Big Green Egg. We weighed out 3 pounds of lump hardwood and lit it in the Egg. (Lump hardwood burns slightly hotter than briquettes, but the difference is statistically insignificant.) But because the Egg’s deep cylindrical shape is designed to hold more coal, we also ran our tests with the Egg loaded to capacity, with 5 pounds of lump hardwood.

The Cooking Face-Off

High-Heat Cooking
To see how differences in cooking temperature would play out in the real world, we seared 1½-inch-thick sirloin steaks on both grills over 3 pounds of coal. As you would expect, given the laws of physics, both fires burned at similar temperatures and produced similar steaks. When we filled the Egg to its capacity, however, things looked a little different.

Weber. The Weber produced lightly charred steaks with a few sear marks when we pulled them off at medium rare. But the Weber isn’t built to withstand a blazing-hot fire. The manufacturer recommends a maximum cooking temperature of 575° F, similar to the temperature we recorded when cooking with 3 pounds of charcoal.

Big Green Egg. The Egg’s larger capacity and heatproof walls give it a clear edge. When we packed it to capacity and opened the dampers, we recorded average surface temperatures of 850° F, which resulted in a roaring-hot fire and beautifully seared steaks.

Low-and-Slow Test
To grill foods such as ribs and brisket, it’s critical to maintain a low temperature over a long period, because a temperature spike can dry out the meat before it’s tender. You want it to inch toward doneness. We filled each grill with charcoal, wired the grates with thermocouples, and adjusted the dampers until we found the sweet spot to cook continuously at 330° F, the halfway point between low-heat smoking and medium-heat grilling. 

Weber. The Weber was able to hold a steady temperature for 4 hours, but we had to add charcoal throughout the process, readjusting the dampers each time.

Big Green Egg. CR’s experts were able to dial in a specific temperature twice as fast as they were on the Weber, and the Egg held its temperature for 6 hours without adding charcoal or making adjustments.

The Decision

By all objective measures, the Big Green Egg is the better grill. Whether it justifies the price is up for debate.

Weber. For the burgers and brats and chicken breasts many of us routinely grill, it’s hard to beat the Weber. It’s a classic for a reason: It heats with impressive evenness, so you can cook similarly sized foods like salmon filets and have them finish at the same time, with uniform grill marks.

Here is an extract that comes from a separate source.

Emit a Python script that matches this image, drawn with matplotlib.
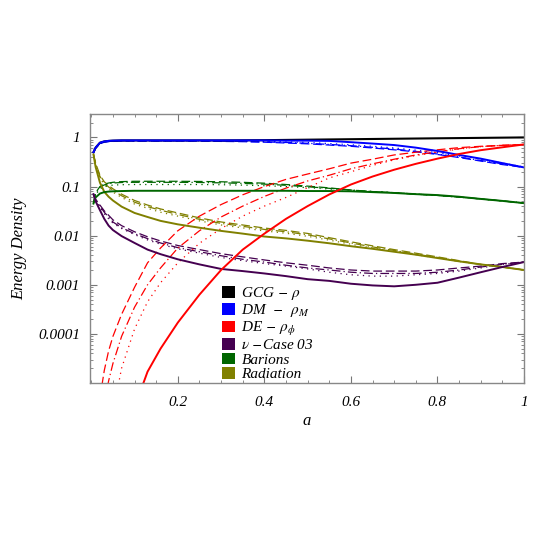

Big Green Egg. The Egg heats evenly too, but it won’t do anything for your hot dogs that the Weber wouldn’t. What the Egg excels at is temperature extremes, thanks to a design that allows it to get significantly hotter than the Weber Kettle and to hold heat for prolonged low-and-slow cooking without frequent fussing.

So if you’re a grilling fanatic with money to burn, splurge on the Big Green Egg. But if you’re a casual summer griller, save your money and opt for the Weber Kettle—the difference in price is a sum that’ll buy you plenty of briskets and pork shoulders for the long summer ahead.